§ **What to work on**: Reproduce the lines of the material exactly, excluding every image.
────────
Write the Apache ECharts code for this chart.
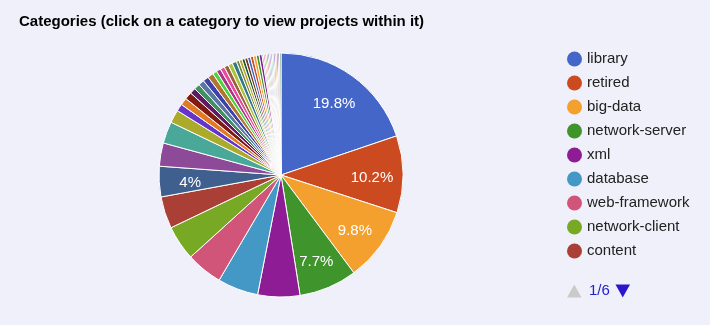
<!DOCTYPE html>
<html>
<head>
<meta charset="utf-8">
<script src="https://cdn.jsdelivr.net/npm/echarts@6/dist/echarts.min.js"></script>
<style>
  html, body { margin: 0; padding: 0; background: #f0f0fa; }
  #chart { width: 710px; height: 325px; }
</style>
</head>
<body>
<div id="chart"></div>
<script>
// ---- data ----
const titleText = 'Categories (click on a category to view projects within it)';
const categories = [
  'library', 'retired', 'big-data', 'network-server', 'xml', 'database',
  'web-framework', 'network-client', 'content', 'build-management', 'http', 'testing',
  'javaee', 'cloud', 'osgi', 'mail', 'security', 'graphics', 'search', 'httpd-modules',
  'hadoop', 'ftp', 'mobile', 'virtual-machine', 'geospatial', 'iot', 'javascript',
  'sql', 'regexp', 'api', 'python', 'email', 'innovation', 'ruby', 'ide', 'rdf',
  'blockchain', 'fpga', 'workflow', 'messaging', 'logging', 'scripting',
  'semantic-web', 'web', 'xmldb', 'gis', 'monitoring', 'machine-learning', 'microservices'
];
const projectCounts = [
  103, 53, 51, 40, 29, 28,
  25, 24, 22, 21, 16, 15,
  9, 5, 5, 5, 4, 4, 4, 4,
  4, 3, 3, 3, 3, 3, 3,
  2, 2, 2, 2, 2, 2, 2, 2, 2,
  1, 1, 1, 1, 1, 1,
  1, 1, 1, 1, 1, 1, 1
];
const labelledCategories = ['library', 'retired', 'big-data', 'network-server', 'build-management'];
const legendPageSize = 9;
const legendPage = 1;
const palette = [
  '#4466c9', '#cc4a20', '#f4a02f', '#3f952b', '#8e1c94', '#4398c6', '#d05579', '#78a924',
  '#a93f35', '#3f5f8f', '#8d4a99', '#4aa898', '#aaaa2b', '#6435c8', '#e07a24', '#801a12',
  '#5e1a63', '#3f9063', '#5a75a6', '#3f43a8', '#b17631', '#4dd43b', '#b0318a', '#e94a9f',
  '#99613e', '#adc239', '#34778b', '#6c8c2c', '#bda12c', '#1f5828', '#733a1d'
];

const pieData = categories.map((name, i) => ({ name: name, value: projectCounts[i] }));
const pageCount = Math.ceil(categories.length / legendPageSize);
const legendNames = categories.slice((legendPage - 1) * legendPageSize, legendPage * legendPageSize);
const font = '"Liberation Sans", Arial, sans-serif';

const chart = echarts.init(document.getElementById('chart'), null, { renderer: 'canvas' });
chart.setOption({
  backgroundColor: '#f0f0fa',
  color: palette,
  animation: false,
  title: {
    text: titleText,
    left: 19,
    top: 14,
    padding: 0,
    textStyle: { fontFamily: font, fontSize: 15, fontWeight: 'bold', color: '#000' }
  },
  legend: {
    type: 'plain',
    orient: 'vertical',
    left: 567,
    top: 51.5,
    padding: 0,
    icon: 'circle',
    itemWidth: 15,
    itemHeight: 15,
    itemGap: 9,
    itemStyle: { borderWidth: 0 },
    textStyle: { fontFamily: font, fontSize: 15, lineHeight: 15, color: '#222' },
    data: legendNames
  },
  graphic: [
    {
      type: 'polygon',
      left: 567, top: 284.5,
      shape: { points: [[0, 13], [7.25, 0], [14.5, 13]] },
      style: { fill: legendPage > 1 ? '#2a16cc' : '#cacaca' }
    },
    {
      type: 'text',
      left: 589, top: 283,
      style: {
        text: legendPage + '/' + pageCount,
        font: '15px ' + font,
        fill: '#2222cc'
      }
    },
    {
      type: 'polygon',
      left: 615.5, top: 284.5,
      shape: { points: [[0, 0], [14.5, 0], [7.25, 13]] },
      style: { fill: legendPage < pageCount ? '#2a16cc' : '#cacaca' }
    }
  ],
  series: [
    {
      name: 'Categories',
      type: 'pie',
      center: [281, 175],
      radius: [0, 122],
      startAngle: 90,
      clockwise: true,
      itemStyle: { borderColor: '#ffffff', borderWidth: 1 },
      label: { show: false },
      labelLine: { show: false },
      emphasis: { scale: false },
      data: pieData
    },
    {
      name: 'labels',
      type: 'pie',
      center: [281, 175],
      radius: [54, 122],
      startAngle: 90,
      clockwise: true,
      silent: true,
      legendHoverLink: false,
      itemStyle: { color: 'rgba(0,0,0,0)', borderWidth: 0 },
      label: {
        show: true,
        position: 'inside',
        offset: [0, 3],
        fontFamily: font,
        fontSize: 15,
        color: '#ffffff',
        formatter: p => labelledCategories.indexOf(p.name) >= 0
          ? (Math.round(p.percent * 10) / 10) + '%' : ''
      },
      labelLine: { show: false },
      emphasis: { disabled: true },
      data: pieData
    }
  ]
});
</script>
</body>
</html>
────────
§ **Answer for this exercise**:
Write the Apache ECharts code for this chart.
<!DOCTYPE html>
<html>
<head>
<meta charset="utf-8">
<script src="https://cdn.jsdelivr.net/npm/echarts@6/dist/echarts.min.js"></script>
<style>
  html, body { margin: 0; padding: 0; background: #f0f0fa; }
  #chart { width: 710px; height: 325px; }
</style>
</head>
<body>
<div id="chart"></div>
<script>
// ---- data ----
const titleText = 'Categories (click on a category to view projects within it)';
const categories = [
  'library', 'retired', 'big-data', 'network-server', 'xml', 'database',
  'web-framework', 'network-client', 'content', 'build-management', 'http', 'testing',
  'javaee', 'cloud', 'osgi', 'mail', 'security', 'graphics', 'search', 'httpd-modules',
  'hadoop', 'ftp', 'mobile', 'virtual-machine', 'geospatial', 'iot', 'javascript',
  'sql', 'regexp', 'api', 'python', 'email', 'innovation', 'ruby', 'ide', 'rdf',
  'blockchain', 'fpga', 'workflow', 'messaging', 'logging', 'scripting',
  'semantic-web', 'web', 'xmldb', 'gis', 'monitoring', 'machine-learning', 'microservices'
];
const projectCounts = [
  103, 53, 51, 40, 29, 28,
  25, 24, 22, 21, 16, 15,
  9, 5, 5, 5, 4, 4, 4, 4,
  4, 3, 3, 3, 3, 3, 3,
  2, 2, 2, 2, 2, 2, 2, 2, 2,
  1, 1, 1, 1, 1, 1,
  1, 1, 1, 1, 1, 1, 1
];
const labelledCategories = ['library', 'retired', 'big-data', 'network-server', 'build-management'];
const legendPageSize = 9;
const legendPage = 1;
const palette = [
  '#4466c9', '#cc4a20', '#f4a02f', '#3f952b', '#8e1c94', '#4398c6', '#d05579', '#78a924',
  '#a93f35', '#3f5f8f', '#8d4a99', '#4aa898', '#aaaa2b', '#6435c8', '#e07a24', '#801a12',
  '#5e1a63', '#3f9063', '#5a75a6', '#3f43a8', '#b17631', '#4dd43b', '#b0318a', '#e94a9f',
  '#99613e', '#adc239', '#34778b', '#6c8c2c', '#bda12c', '#1f5828', '#733a1d'
];

const pieData = categories.map((name, i) => ({ name: name, value: projectCounts[i] }));
const pageCount = Math.ceil(categories.length / legendPageSize);
const legendNames = categories.slice((legendPage - 1) * legendPageSize, legendPage * legendPageSize);
const font = '"Liberation Sans", Arial, sans-serif';

const chart = echarts.init(document.getElementById('chart'), null, { renderer: 'canvas' });
chart.setOption({
  backgroundColor: '#f0f0fa',
  color: palette,
  animation: false,
  title: {
    text: titleText,
    left: 19,
    top: 14,
    padding: 0,
    textStyle: { fontFamily: font, fontSize: 15, fontWeight: 'bold', color: '#000' }
  },
  legend: {
    type: 'plain',
    orient: 'vertical',
    left: 567,
    top: 51.5,
    padding: 0,
    icon: 'circle',
    itemWidth: 15,
    itemHeight: 15,
    itemGap: 9,
    itemStyle: { borderWidth: 0 },
    textStyle: { fontFamily: font, fontSize: 15, lineHeight: 15, color: '#222' },
    data: legendNames
  },
  graphic: [
    {
      type: 'polygon',
      left: 567, top: 284.5,
      shape: { points: [[0, 13], [7.25, 0], [14.5, 13]] },
      style: { fill: legendPage > 1 ? '#2a16cc' : '#cacaca' }
    },
    {
      type: 'text',
      left: 589, top: 283,
      style: {
        text: legendPage + '/' + pageCount,
        font: '15px ' + font,
        fill: '#2222cc'
      }
    },
    {
      type: 'polygon',
      left: 615.5, top: 284.5,
      shape: { points: [[0, 0], [14.5, 0], [7.25, 13]] },
      style: { fill: legendPage < pageCount ? '#2a16cc' : '#cacaca' }
    }
  ],
  series: [
    {
      name: 'Categories',
      type: 'pie',
      center: [281, 175],
      radius: [0, 122],
      startAngle: 90,
      clockwise: true,
      itemStyle: { borderColor: '#ffffff', borderWidth: 1 },
      label: { show: false },
      labelLine: { show: false },
      emphasis: { scale: false },
      data: pieData
    },
    {
      name: 'labels',
      type: 'pie',
      center: [281, 175],
      radius: [54, 122],
      startAngle: 90,
      clockwise: true,
      silent: true,
      legendHoverLink: false,
      itemStyle: { color: 'rgba(0,0,0,0)', borderWidth: 0 },
      label: {
        show: true,
        position: 'inside',
        offset: [0, 3],
        fontFamily: font,
        fontSize: 15,
        color: '#ffffff',
        formatter: p => labelledCategories.indexOf(p.name) >= 0
          ? (Math.round(p.percent * 10) / 10) + '%' : ''
      },
      labelLine: { show: false },
      emphasis: { disabled: true },
      data: pieData
    }
  ]
});
</script>
</body>
</html>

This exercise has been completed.